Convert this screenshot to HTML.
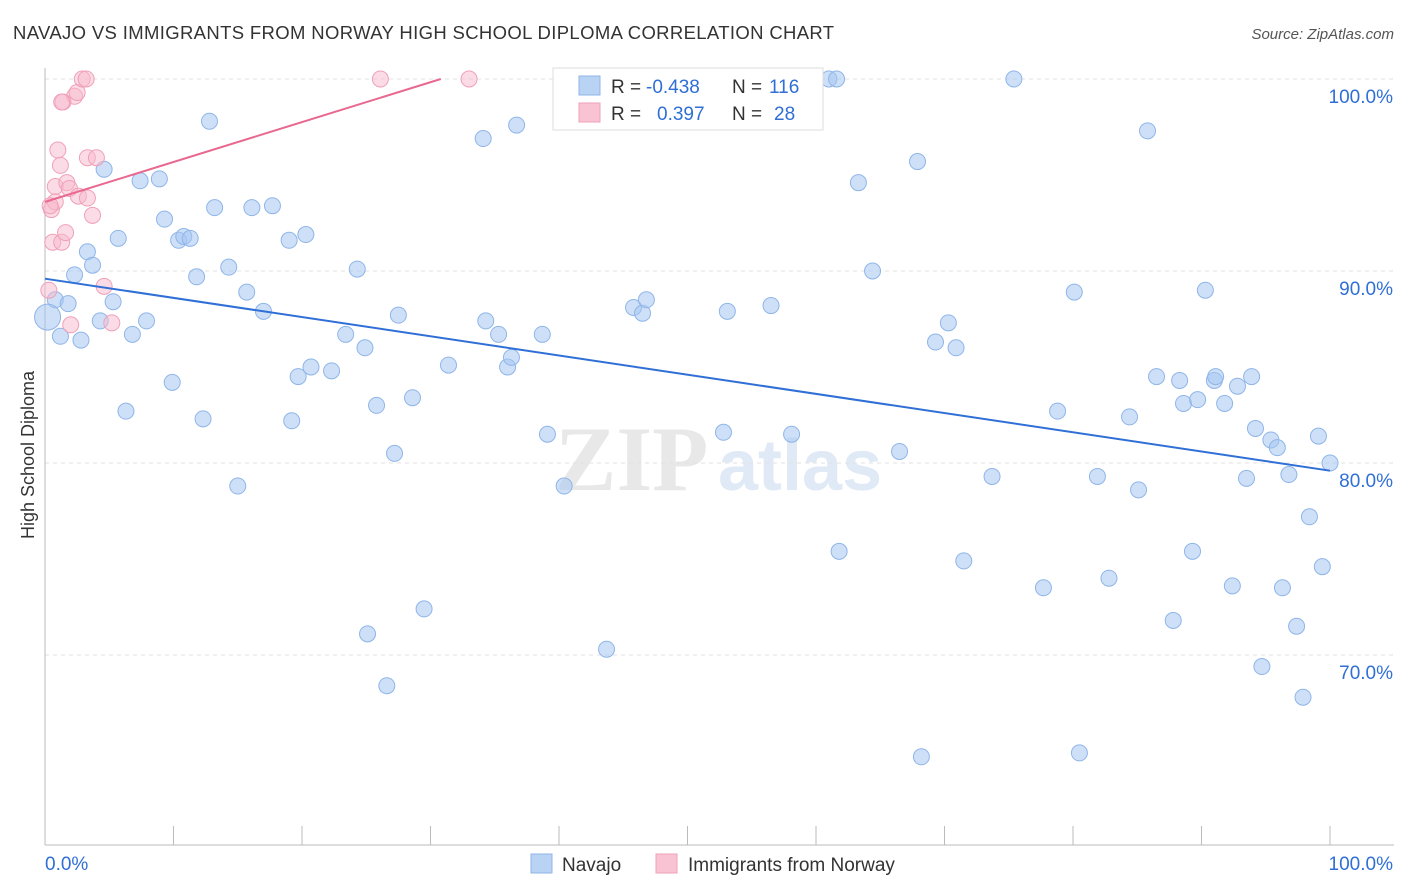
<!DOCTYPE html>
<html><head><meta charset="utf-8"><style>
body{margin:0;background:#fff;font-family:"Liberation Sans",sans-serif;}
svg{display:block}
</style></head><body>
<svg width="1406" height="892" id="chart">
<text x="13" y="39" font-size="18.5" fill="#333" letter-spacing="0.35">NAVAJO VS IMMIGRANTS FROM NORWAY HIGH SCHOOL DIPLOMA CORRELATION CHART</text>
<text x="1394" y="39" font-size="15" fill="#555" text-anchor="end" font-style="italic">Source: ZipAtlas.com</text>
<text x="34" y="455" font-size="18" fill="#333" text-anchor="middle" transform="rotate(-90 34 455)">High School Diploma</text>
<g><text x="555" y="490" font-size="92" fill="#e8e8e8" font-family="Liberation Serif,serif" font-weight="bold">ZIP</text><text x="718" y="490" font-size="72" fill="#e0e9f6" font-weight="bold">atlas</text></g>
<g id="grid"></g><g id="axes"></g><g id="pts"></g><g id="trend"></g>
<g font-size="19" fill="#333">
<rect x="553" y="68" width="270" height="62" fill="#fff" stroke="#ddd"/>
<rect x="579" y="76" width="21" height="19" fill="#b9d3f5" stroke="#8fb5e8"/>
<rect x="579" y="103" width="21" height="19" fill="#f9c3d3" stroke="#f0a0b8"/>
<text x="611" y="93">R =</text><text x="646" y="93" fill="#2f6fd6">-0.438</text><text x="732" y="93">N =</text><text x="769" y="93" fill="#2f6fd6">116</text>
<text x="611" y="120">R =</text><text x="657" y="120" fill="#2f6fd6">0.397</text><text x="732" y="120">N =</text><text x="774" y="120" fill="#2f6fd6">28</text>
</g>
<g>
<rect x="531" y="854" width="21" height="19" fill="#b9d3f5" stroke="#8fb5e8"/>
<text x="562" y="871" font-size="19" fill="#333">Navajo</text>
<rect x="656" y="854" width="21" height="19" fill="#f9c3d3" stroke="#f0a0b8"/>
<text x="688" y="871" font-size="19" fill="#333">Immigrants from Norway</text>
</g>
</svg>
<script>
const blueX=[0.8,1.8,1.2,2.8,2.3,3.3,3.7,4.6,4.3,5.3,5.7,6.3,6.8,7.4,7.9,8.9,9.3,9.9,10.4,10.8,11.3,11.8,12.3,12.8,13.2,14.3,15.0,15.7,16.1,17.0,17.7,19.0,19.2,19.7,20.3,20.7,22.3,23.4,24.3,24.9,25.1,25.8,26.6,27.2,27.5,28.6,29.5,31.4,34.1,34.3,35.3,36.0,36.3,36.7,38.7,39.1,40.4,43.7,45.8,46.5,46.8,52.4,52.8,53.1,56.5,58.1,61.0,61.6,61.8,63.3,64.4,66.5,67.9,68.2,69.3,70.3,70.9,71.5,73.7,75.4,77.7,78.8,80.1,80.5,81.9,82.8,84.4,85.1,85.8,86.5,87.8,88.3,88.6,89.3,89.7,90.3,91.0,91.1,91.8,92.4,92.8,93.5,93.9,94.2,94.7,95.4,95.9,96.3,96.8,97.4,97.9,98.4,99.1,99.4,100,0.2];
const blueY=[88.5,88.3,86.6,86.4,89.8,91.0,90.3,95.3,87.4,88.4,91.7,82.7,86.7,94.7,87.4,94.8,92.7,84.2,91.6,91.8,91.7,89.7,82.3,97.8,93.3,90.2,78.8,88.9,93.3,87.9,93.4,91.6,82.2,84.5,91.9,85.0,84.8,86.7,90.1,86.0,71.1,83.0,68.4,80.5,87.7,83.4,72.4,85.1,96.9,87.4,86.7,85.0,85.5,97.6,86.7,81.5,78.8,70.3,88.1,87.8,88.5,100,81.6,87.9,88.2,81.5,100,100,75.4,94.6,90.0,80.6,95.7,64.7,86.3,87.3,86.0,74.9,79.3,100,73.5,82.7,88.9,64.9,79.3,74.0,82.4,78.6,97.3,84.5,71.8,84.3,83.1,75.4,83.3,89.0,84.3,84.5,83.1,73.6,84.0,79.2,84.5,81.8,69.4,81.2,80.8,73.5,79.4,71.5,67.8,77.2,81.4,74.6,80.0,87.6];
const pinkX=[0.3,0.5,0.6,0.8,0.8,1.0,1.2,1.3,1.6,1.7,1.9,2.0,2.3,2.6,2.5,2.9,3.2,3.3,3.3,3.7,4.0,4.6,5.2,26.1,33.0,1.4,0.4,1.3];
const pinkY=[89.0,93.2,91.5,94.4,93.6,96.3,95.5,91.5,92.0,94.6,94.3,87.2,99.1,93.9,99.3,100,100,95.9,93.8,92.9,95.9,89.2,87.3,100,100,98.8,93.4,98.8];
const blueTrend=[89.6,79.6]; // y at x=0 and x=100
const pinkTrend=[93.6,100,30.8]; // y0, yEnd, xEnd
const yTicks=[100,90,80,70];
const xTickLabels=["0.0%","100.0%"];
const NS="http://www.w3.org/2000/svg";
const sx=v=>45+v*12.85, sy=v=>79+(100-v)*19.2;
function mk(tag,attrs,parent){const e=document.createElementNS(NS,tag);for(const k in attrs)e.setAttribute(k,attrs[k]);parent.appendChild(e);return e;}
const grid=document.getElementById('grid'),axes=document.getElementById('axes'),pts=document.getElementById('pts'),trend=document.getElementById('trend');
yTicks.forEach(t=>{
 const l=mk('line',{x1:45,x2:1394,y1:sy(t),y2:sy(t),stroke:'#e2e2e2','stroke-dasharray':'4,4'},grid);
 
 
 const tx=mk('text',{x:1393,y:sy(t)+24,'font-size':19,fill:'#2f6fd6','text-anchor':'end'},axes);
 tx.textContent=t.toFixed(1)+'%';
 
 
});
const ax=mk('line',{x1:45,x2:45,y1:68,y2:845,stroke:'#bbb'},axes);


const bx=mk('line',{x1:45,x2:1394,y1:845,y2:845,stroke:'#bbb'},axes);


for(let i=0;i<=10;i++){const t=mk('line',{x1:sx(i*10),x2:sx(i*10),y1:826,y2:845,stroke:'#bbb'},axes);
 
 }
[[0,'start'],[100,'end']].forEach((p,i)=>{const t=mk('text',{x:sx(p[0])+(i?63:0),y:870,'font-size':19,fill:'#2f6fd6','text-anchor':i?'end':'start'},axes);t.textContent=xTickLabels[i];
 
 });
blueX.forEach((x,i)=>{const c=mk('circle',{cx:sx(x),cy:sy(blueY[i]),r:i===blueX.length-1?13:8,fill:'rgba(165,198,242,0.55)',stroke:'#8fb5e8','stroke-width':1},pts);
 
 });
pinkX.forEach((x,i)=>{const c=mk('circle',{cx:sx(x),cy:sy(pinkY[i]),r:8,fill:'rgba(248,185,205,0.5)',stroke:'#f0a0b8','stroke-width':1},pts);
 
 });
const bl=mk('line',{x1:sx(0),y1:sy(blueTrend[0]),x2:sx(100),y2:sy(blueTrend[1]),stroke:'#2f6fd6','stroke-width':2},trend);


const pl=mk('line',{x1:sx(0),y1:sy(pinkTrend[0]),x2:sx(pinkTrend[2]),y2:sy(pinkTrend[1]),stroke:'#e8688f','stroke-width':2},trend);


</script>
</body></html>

+++

- Exercise goal
Are you able to set down all the lines above exactly, without any pictures?

- Task response
Convert this screenshot to HTML.
<!DOCTYPE html>
<html><head><meta charset="utf-8"><style>
body{margin:0;background:#fff;font-family:"Liberation Sans",sans-serif;}
svg{display:block}
</style></head><body>
<svg width="1406" height="892" id="chart">
<text x="13" y="39" font-size="18.5" fill="#333" letter-spacing="0.35">NAVAJO VS IMMIGRANTS FROM NORWAY HIGH SCHOOL DIPLOMA CORRELATION CHART</text>
<text x="1394" y="39" font-size="15" fill="#555" text-anchor="end" font-style="italic">Source: ZipAtlas.com</text>
<text x="34" y="455" font-size="18" fill="#333" text-anchor="middle" transform="rotate(-90 34 455)">High School Diploma</text>
<g><text x="555" y="490" font-size="92" fill="#e8e8e8" font-family="Liberation Serif,serif" font-weight="bold">ZIP</text><text x="718" y="490" font-size="72" fill="#e0e9f6" font-weight="bold">atlas</text></g>
<g id="grid"></g><g id="axes"></g><g id="pts"></g><g id="trend"></g>
<g font-size="19" fill="#333">
<rect x="553" y="68" width="270" height="62" fill="#fff" stroke="#ddd"/>
<rect x="579" y="76" width="21" height="19" fill="#b9d3f5" stroke="#8fb5e8"/>
<rect x="579" y="103" width="21" height="19" fill="#f9c3d3" stroke="#f0a0b8"/>
<text x="611" y="93">R =</text><text x="646" y="93" fill="#2f6fd6">-0.438</text><text x="732" y="93">N =</text><text x="769" y="93" fill="#2f6fd6">116</text>
<text x="611" y="120">R =</text><text x="657" y="120" fill="#2f6fd6">0.397</text><text x="732" y="120">N =</text><text x="774" y="120" fill="#2f6fd6">28</text>
</g>
<g>
<rect x="531" y="854" width="21" height="19" fill="#b9d3f5" stroke="#8fb5e8"/>
<text x="562" y="871" font-size="19" fill="#333">Navajo</text>
<rect x="656" y="854" width="21" height="19" fill="#f9c3d3" stroke="#f0a0b8"/>
<text x="688" y="871" font-size="19" fill="#333">Immigrants from Norway</text>
</g>
</svg>
<script>
const blueX=[0.8,1.8,1.2,2.8,2.3,3.3,3.7,4.6,4.3,5.3,5.7,6.3,6.8,7.4,7.9,8.9,9.3,9.9,10.4,10.8,11.3,11.8,12.3,12.8,13.2,14.3,15.0,15.7,16.1,17.0,17.7,19.0,19.2,19.7,20.3,20.7,22.3,23.4,24.3,24.9,25.1,25.8,26.6,27.2,27.5,28.6,29.5,31.4,34.1,34.3,35.3,36.0,36.3,36.7,38.7,39.1,40.4,43.7,45.8,46.5,46.8,52.4,52.8,53.1,56.5,58.1,61.0,61.6,61.8,63.3,64.4,66.5,67.9,68.2,69.3,70.3,70.9,71.5,73.7,75.4,77.7,78.8,80.1,80.5,81.9,82.8,84.4,85.1,85.8,86.5,87.8,88.3,88.6,89.3,89.7,90.3,91.0,91.1,91.8,92.4,92.8,93.5,93.9,94.2,94.7,95.4,95.9,96.3,96.8,97.4,97.9,98.4,99.1,99.4,100,0.2];
const blueY=[88.5,88.3,86.6,86.4,89.8,91.0,90.3,95.3,87.4,88.4,91.7,82.7,86.7,94.7,87.4,94.8,92.7,84.2,91.6,91.8,91.7,89.7,82.3,97.8,93.3,90.2,78.8,88.9,93.3,87.9,93.4,91.6,82.2,84.5,91.9,85.0,84.8,86.7,90.1,86.0,71.1,83.0,68.4,80.5,87.7,83.4,72.4,85.1,96.9,87.4,86.7,85.0,85.5,97.6,86.7,81.5,78.8,70.3,88.1,87.8,88.5,100,81.6,87.9,88.2,81.5,100,100,75.4,94.6,90.0,80.6,95.7,64.7,86.3,87.3,86.0,74.9,79.3,100,73.5,82.7,88.9,64.9,79.3,74.0,82.4,78.6,97.3,84.5,71.8,84.3,83.1,75.4,83.3,89.0,84.3,84.5,83.1,73.6,84.0,79.2,84.5,81.8,69.4,81.2,80.8,73.5,79.4,71.5,67.8,77.2,81.4,74.6,80.0,87.6];
const pinkX=[0.3,0.5,0.6,0.8,0.8,1.0,1.2,1.3,1.6,1.7,1.9,2.0,2.3,2.6,2.5,2.9,3.2,3.3,3.3,3.7,4.0,4.6,5.2,26.1,33.0,1.4,0.4,1.3];
const pinkY=[89.0,93.2,91.5,94.4,93.6,96.3,95.5,91.5,92.0,94.6,94.3,87.2,99.1,93.9,99.3,100,100,95.9,93.8,92.9,95.9,89.2,87.3,100,100,98.8,93.4,98.8];
const blueTrend=[89.6,79.6]; // y at x=0 and x=100
const pinkTrend=[93.6,100,30.8]; // y0, yEnd, xEnd
const yTicks=[100,90,80,70];
const xTickLabels=["0.0%","100.0%"];
const NS="http://www.w3.org/2000/svg";
const sx=v=>45+v*12.85, sy=v=>79+(100-v)*19.2;
function mk(tag,attrs,parent){const e=document.createElementNS(NS,tag);for(const k in attrs)e.setAttribute(k,attrs[k]);parent.appendChild(e);return e;}
const grid=document.getElementById('grid'),axes=document.getElementById('axes'),pts=document.getElementById('pts'),trend=document.getElementById('trend');
yTicks.forEach(t=>{
 const l=mk('line',{x1:45,x2:1394,y1:sy(t),y2:sy(t),stroke:'#e2e2e2','stroke-dasharray':'4,4'},grid);
 
 
 const tx=mk('text',{x:1393,y:sy(t)+24,'font-size':19,fill:'#2f6fd6','text-anchor':'end'},axes);
 tx.textContent=t.toFixed(1)+'%';
 
 
});
const ax=mk('line',{x1:45,x2:45,y1:68,y2:845,stroke:'#bbb'},axes);


const bx=mk('line',{x1:45,x2:1394,y1:845,y2:845,stroke:'#bbb'},axes);


for(let i=0;i<=10;i++){const t=mk('line',{x1:sx(i*10),x2:sx(i*10),y1:826,y2:845,stroke:'#bbb'},axes);
 
 }
[[0,'start'],[100,'end']].forEach((p,i)=>{const t=mk('text',{x:sx(p[0])+(i?63:0),y:870,'font-size':19,fill:'#2f6fd6','text-anchor':i?'end':'start'},axes);t.textContent=xTickLabels[i];
 
 });
blueX.forEach((x,i)=>{const c=mk('circle',{cx:sx(x),cy:sy(blueY[i]),r:i===blueX.length-1?13:8,fill:'rgba(165,198,242,0.55)',stroke:'#8fb5e8','stroke-width':1},pts);
 
 });
pinkX.forEach((x,i)=>{const c=mk('circle',{cx:sx(x),cy:sy(pinkY[i]),r:8,fill:'rgba(248,185,205,0.5)',stroke:'#f0a0b8','stroke-width':1},pts);
 
 });
const bl=mk('line',{x1:sx(0),y1:sy(blueTrend[0]),x2:sx(100),y2:sy(blueTrend[1]),stroke:'#2f6fd6','stroke-width':2},trend);


const pl=mk('line',{x1:sx(0),y1:sy(pinkTrend[0]),x2:sx(pinkTrend[2]),y2:sy(pinkTrend[1]),stroke:'#e8688f','stroke-width':2},trend);


</script>
</body></html>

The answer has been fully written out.